> _TASK REQUIREMENTS_: Set each entry down verbatim, omitting images.

> _RECORDS SUPPLIED_:
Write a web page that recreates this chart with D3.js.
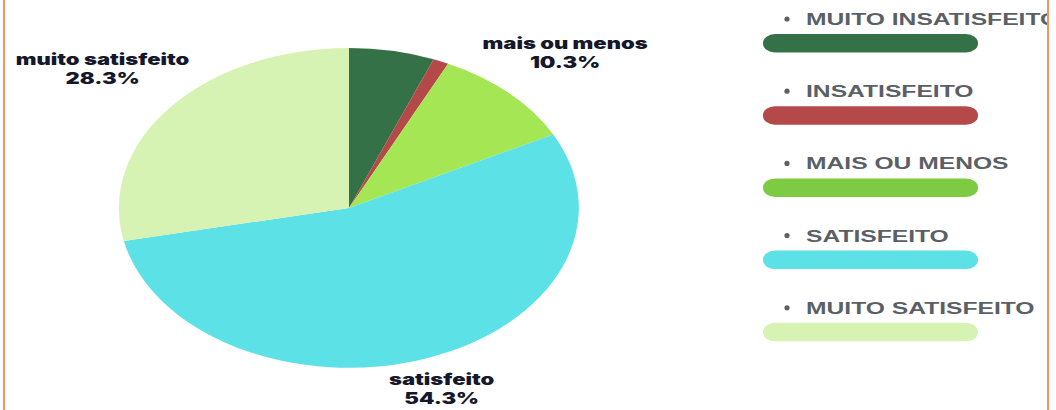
<!DOCTYPE html>
<html lang="en">
<head>
    <meta charset="utf-8">
    <title>Satisfação</title>
    <script src="https://cdn.jsdelivr.net/npm/d3@7"></script>
    <style>
        body { margin: 0; background: #fff; }
    </style>
</head>
<body>
<script type="text/javascript">
    // data
    var categories = ["muito insatisfeito", "insatisfeito", "mais ou menos", "satisfeito", "muito satisfeito"];
    var values = [6.0, 1.1, 10.3, 54.3, 28.3];
    var legendLabels = ["MUITO INSATISFEITO", "INSATISFEITO", "MAIS OU MENOS", "SATISFEITO", "MUITO SATISFEITO"];
    var showLabel = [false, false, true, true, true];

    var pieColors = ["#347146", "#b54848", "#a5e654", "#5ce1e6", "#d6f3b4"];
    var legendColors = ["#347146", "#b54848", "#7ccb42", "#5ce1e6", "#d6f3b4"];

    var width = 1056, height = 410;
    var cx = 349, cy = 208, rx = 230, ry = 160;
    var stretch = 1.42; // the picture is stretched horizontally
    var labelRadius = [1.3, 1.3, 1.35, 1.2, 1.38];

    var svg = d3.select("body")
            .append("svg")
            .attr("width", width)
            .attr("height", height);

    // orange frame edges
    svg.append("line").attr("x1", 4).attr("x2", 4).attr("y1", 0).attr("y2", height)
            .attr("stroke", "#f07a3a").attr("stroke-width", 1.6);
    svg.append("line").attr("x1", 1048).attr("x2", 1048).attr("y1", 0).attr("y2", height)
            .attr("stroke", "#f07a3a").attr("stroke-width", 1.6);

    var pie = d3.pie().sort(null).value(function(d) { return d; });
    var arcs = pie(values);
    var arc = d3.arc().innerRadius(0).outerRadius(1);

    var g = svg.append("g")
            .attr("transform", "translate(" + cx + "," + cy + ") scale(" + rx + "," + ry + ")");

    g.selectAll("path")
            .data(arcs)
            .enter()
            .append("path")
            .attr("d", arc)
            .attr("fill", function(d, i) { return pieColors[i]; });

    // outside labels
    var labels = svg.selectAll("g.lbl")
            .data(arcs.filter(function(d, i) { return showLabel[i]; }))
            .enter()
            .append("g")
            .attr("class", "lbl")
            .attr("transform", function(d) {
                var i = d.index;
                var a = (d.startAngle + d.endAngle) / 2;
                var x = cx + Math.sin(a) * rx * labelRadius[i];
                var y = cy - Math.cos(a) * ry * labelRadius[i];
                return "translate(" + x + "," + y + ") scale(" + stretch + ",1)";
            });

    labels.append("text")
            .attr("y", -4)
            .attr("text-anchor", "middle")
            .attr("font-family", "Inter, sans-serif")
            .attr("font-weight", 900)
            .attr("font-size", "15.5px")
            .attr("fill", "#15182a")
            .text(function(d) { return categories[d.index]; });

    labels.append("text")
            .attr("y", 15.5)
            .attr("text-anchor", "middle")
            .attr("font-family", "Inter, sans-serif")
            .attr("font-weight", 900)
            .attr("font-size", "15.5px")
            .attr("fill", "#15182a")
            .text(function(d) { return d3.format(".1f")(d.data) + "%"; });

    // legend
    svg.append("clipPath").attr("id", "clip")
            .append("rect").attr("x", 0).attr("y", 0).attr("width", 1047).attr("height", height);

    var legend = svg.append("g").attr("clip-path", "url(#clip)")
            .selectAll("g")
            .data(legendLabels)
            .enter()
            .append("g")
            .attr("transform", function(d, i) { return "translate(0," + (25 + i * 72.2) + ")"; });

    legend.append("circle")
            .attr("cx", 787)
            .attr("cy", -6)
            .attr("r", 2.6)
            .attr("fill", "#5b5f66");

    legend.append("text")
            .attr("transform", "translate(806,0) scale(1.45,1)")
            .attr("font-family", "Liberation Sans, Arial, sans-serif")
            .attr("font-weight", "bold")
            .attr("font-size", "17px")
            .attr("fill", "#5b5f66")
            .text(function(d) { return d; });

    legend.append("rect")
            .attr("x", 763)
            .attr("y", 9)
            .attr("width", 215)
            .attr("height", 18.5)
            .attr("rx", 12)
            .attr("ry", 9)
            .attr("fill", function(d, i) { return legendColors[i]; });
</script>
</body>
</html>
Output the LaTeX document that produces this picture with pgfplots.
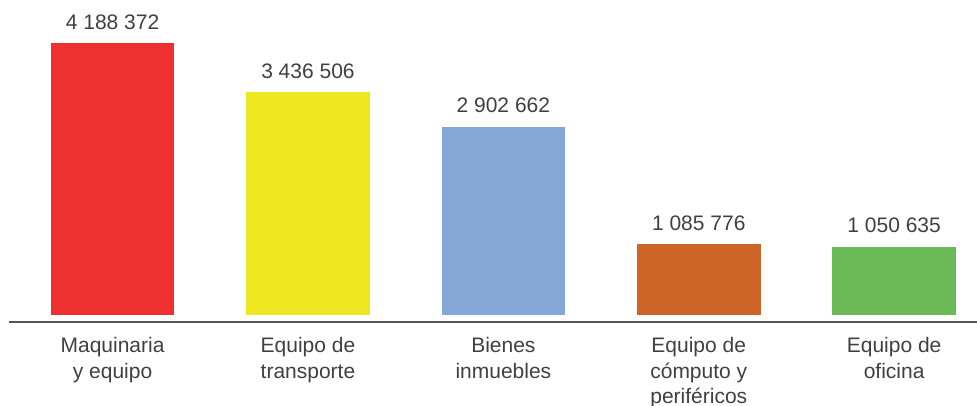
\documentclass[border=0pt]{standalone}
\usepackage{pgfplots}
\pgfplotsset{compat=1.18}
\usepackage{fontspec}
\setmainfont{Liberation Sans}
\definecolor{cred}{HTML}{EE3030}
\definecolor{cyellow}{HTML}{EDE821}
\definecolor{cblue}{HTML}{86A8D8}
\definecolor{corange}{HTML}{CD6529}
\definecolor{cgreen}{HTML}{6CBA57}
\definecolor{tgray}{HTML}{404040}
\definecolor{lgray}{HTML}{555555}
\begin{document}
\begin{tikzpicture}
\useasboundingbox (0,0) rectangle (977pt,406pt);
\begin{axis}[
  at={(9pt,84pt)}, anchor=south west,
  scale only axis, width=968pt, height=322pt,
  xmin=-0.530, xmax=4.424, ymin=-112657, ymax=4856610,
  axis x line=bottom, axis y line=none,
  axis line style={-, draw=lgray, line width=1.3pt},
  xtick={0,1,2,3,4},
  xticklabels={{Maquinaria\\y equipo},{Equipo de\\transporte},{Bienes\\inmuebles},{Equipo de\\cómputo y\\periféricos},{Equipo de\\oficina}},
  major tick length=0pt,
  xticklabel style={font=\fontsize{21}{25.5}\selectfont, text=tgray, align=center, anchor=north, yshift=-12pt},
  ybar, bar width=123.6pt,
  point meta=explicit symbolic,
  nodes near coords,
  every node near coord/.append style={font=\fontsize{21}{25}\selectfont, text=tgray, anchor=base, yshift=14pt},
  clip=false,
]
\addplot[fill=cred, draw=none, bar shift=0pt] coordinates {(0,4188372) [4 188 372]};
\addplot[fill=cyellow, draw=none, bar shift=0pt] coordinates {(1,3436506) [3 436 506]};
\addplot[fill=cblue, draw=none, bar shift=0pt] coordinates {(2,2902662) [2 902 662]};
\addplot[fill=corange, draw=none, bar shift=0pt] coordinates {(3,1085776) [1 085 776]};
\addplot[fill=cgreen, draw=none, bar shift=0pt] coordinates {(4,1050635) [1 050 635]};
\end{axis}
\end{tikzpicture}
\end{document}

> _RESULT FOR THIS EXERCISE_:
Write a web page that recreates this chart with D3.js.
<!DOCTYPE html>
<html lang="en">
<head>
    <meta charset="utf-8">
    <title>Satisfação</title>
    <script src="https://cdn.jsdelivr.net/npm/d3@7"></script>
    <style>
        body { margin: 0; background: #fff; }
    </style>
</head>
<body>
<script type="text/javascript">
    // data
    var categories = ["muito insatisfeito", "insatisfeito", "mais ou menos", "satisfeito", "muito satisfeito"];
    var values = [6.0, 1.1, 10.3, 54.3, 28.3];
    var legendLabels = ["MUITO INSATISFEITO", "INSATISFEITO", "MAIS OU MENOS", "SATISFEITO", "MUITO SATISFEITO"];
    var showLabel = [false, false, true, true, true];

    var pieColors = ["#347146", "#b54848", "#a5e654", "#5ce1e6", "#d6f3b4"];
    var legendColors = ["#347146", "#b54848", "#7ccb42", "#5ce1e6", "#d6f3b4"];

    var width = 1056, height = 410;
    var cx = 349, cy = 208, rx = 230, ry = 160;
    var stretch = 1.42; // the picture is stretched horizontally
    var labelRadius = [1.3, 1.3, 1.35, 1.2, 1.38];

    var svg = d3.select("body")
            .append("svg")
            .attr("width", width)
            .attr("height", height);

    // orange frame edges
    svg.append("line").attr("x1", 4).attr("x2", 4).attr("y1", 0).attr("y2", height)
            .attr("stroke", "#f07a3a").attr("stroke-width", 1.6);
    svg.append("line").attr("x1", 1048).attr("x2", 1048).attr("y1", 0).attr("y2", height)
            .attr("stroke", "#f07a3a").attr("stroke-width", 1.6);

    var pie = d3.pie().sort(null).value(function(d) { return d; });
    var arcs = pie(values);
    var arc = d3.arc().innerRadius(0).outerRadius(1);

    var g = svg.append("g")
            .attr("transform", "translate(" + cx + "," + cy + ") scale(" + rx + "," + ry + ")");

    g.selectAll("path")
            .data(arcs)
            .enter()
            .append("path")
            .attr("d", arc)
            .attr("fill", function(d, i) { return pieColors[i]; });

    // outside labels
    var labels = svg.selectAll("g.lbl")
            .data(arcs.filter(function(d, i) { return showLabel[i]; }))
            .enter()
            .append("g")
            .attr("class", "lbl")
            .attr("transform", function(d) {
                var i = d.index;
                var a = (d.startAngle + d.endAngle) / 2;
                var x = cx + Math.sin(a) * rx * labelRadius[i];
                var y = cy - Math.cos(a) * ry * labelRadius[i];
                return "translate(" + x + "," + y + ") scale(" + stretch + ",1)";
            });

    labels.append("text")
            .attr("y", -4)
            .attr("text-anchor", "middle")
            .attr("font-family", "Inter, sans-serif")
            .attr("font-weight", 900)
            .attr("font-size", "15.5px")
            .attr("fill", "#15182a")
            .text(function(d) { return categories[d.index]; });

    labels.append("text")
            .attr("y", 15.5)
            .attr("text-anchor", "middle")
            .attr("font-family", "Inter, sans-serif")
            .attr("font-weight", 900)
            .attr("font-size", "15.5px")
            .attr("fill", "#15182a")
            .text(function(d) { return d3.format(".1f")(d.data) + "%"; });

    // legend
    svg.append("clipPath").attr("id", "clip")
            .append("rect").attr("x", 0).attr("y", 0).attr("width", 1047).attr("height", height);

    var legend = svg.append("g").attr("clip-path", "url(#clip)")
            .selectAll("g")
            .data(legendLabels)
            .enter()
            .append("g")
            .attr("transform", function(d, i) { return "translate(0," + (25 + i * 72.2) + ")"; });

    legend.append("circle")
            .attr("cx", 787)
            .attr("cy", -6)
            .attr("r", 2.6)
            .attr("fill", "#5b5f66");

    legend.append("text")
            .attr("transform", "translate(806,0) scale(1.45,1)")
            .attr("font-family", "Liberation Sans, Arial, sans-serif")
            .attr("font-weight", "bold")
            .attr("font-size", "17px")
            .attr("fill", "#5b5f66")
            .text(function(d) { return d; });

    legend.append("rect")
            .attr("x", 763)
            .attr("y", 9)
            .attr("width", 215)
            .attr("height", 18.5)
            .attr("rx", 12)
            .attr("ry", 9)
            .attr("fill", function(d, i) { return legendColors[i]; });
</script>
</body>
</html>
Output the LaTeX document that produces this picture with pgfplots.
\documentclass[border=0pt]{standalone}
\usepackage{pgfplots}
\pgfplotsset{compat=1.18}
\usepackage{fontspec}
\setmainfont{Liberation Sans}
\definecolor{cred}{HTML}{EE3030}
\definecolor{cyellow}{HTML}{EDE821}
\definecolor{cblue}{HTML}{86A8D8}
\definecolor{corange}{HTML}{CD6529}
\definecolor{cgreen}{HTML}{6CBA57}
\definecolor{tgray}{HTML}{404040}
\definecolor{lgray}{HTML}{555555}
\begin{document}
\begin{tikzpicture}
\useasboundingbox (0,0) rectangle (977pt,406pt);
\begin{axis}[
  at={(9pt,84pt)}, anchor=south west,
  scale only axis, width=968pt, height=322pt,
  xmin=-0.530, xmax=4.424, ymin=-112657, ymax=4856610,
  axis x line=bottom, axis y line=none,
  axis line style={-, draw=lgray, line width=1.3pt},
  xtick={0,1,2,3,4},
  xticklabels={{Maquinaria\\y equipo},{Equipo de\\transporte},{Bienes\\inmuebles},{Equipo de\\cómputo y\\periféricos},{Equipo de\\oficina}},
  major tick length=0pt,
  xticklabel style={font=\fontsize{21}{25.5}\selectfont, text=tgray, align=center, anchor=north, yshift=-12pt},
  ybar, bar width=123.6pt,
  point meta=explicit symbolic,
  nodes near coords,
  every node near coord/.append style={font=\fontsize{21}{25}\selectfont, text=tgray, anchor=base, yshift=14pt},
  clip=false,
]
\addplot[fill=cred, draw=none, bar shift=0pt] coordinates {(0,4188372) [4 188 372]};
\addplot[fill=cyellow, draw=none, bar shift=0pt] coordinates {(1,3436506) [3 436 506]};
\addplot[fill=cblue, draw=none, bar shift=0pt] coordinates {(2,2902662) [2 902 662]};
\addplot[fill=corange, draw=none, bar shift=0pt] coordinates {(3,1085776) [1 085 776]};
\addplot[fill=cgreen, draw=none, bar shift=0pt] coordinates {(4,1050635) [1 050 635]};
\end{axis}
\end{tikzpicture}
\end{document}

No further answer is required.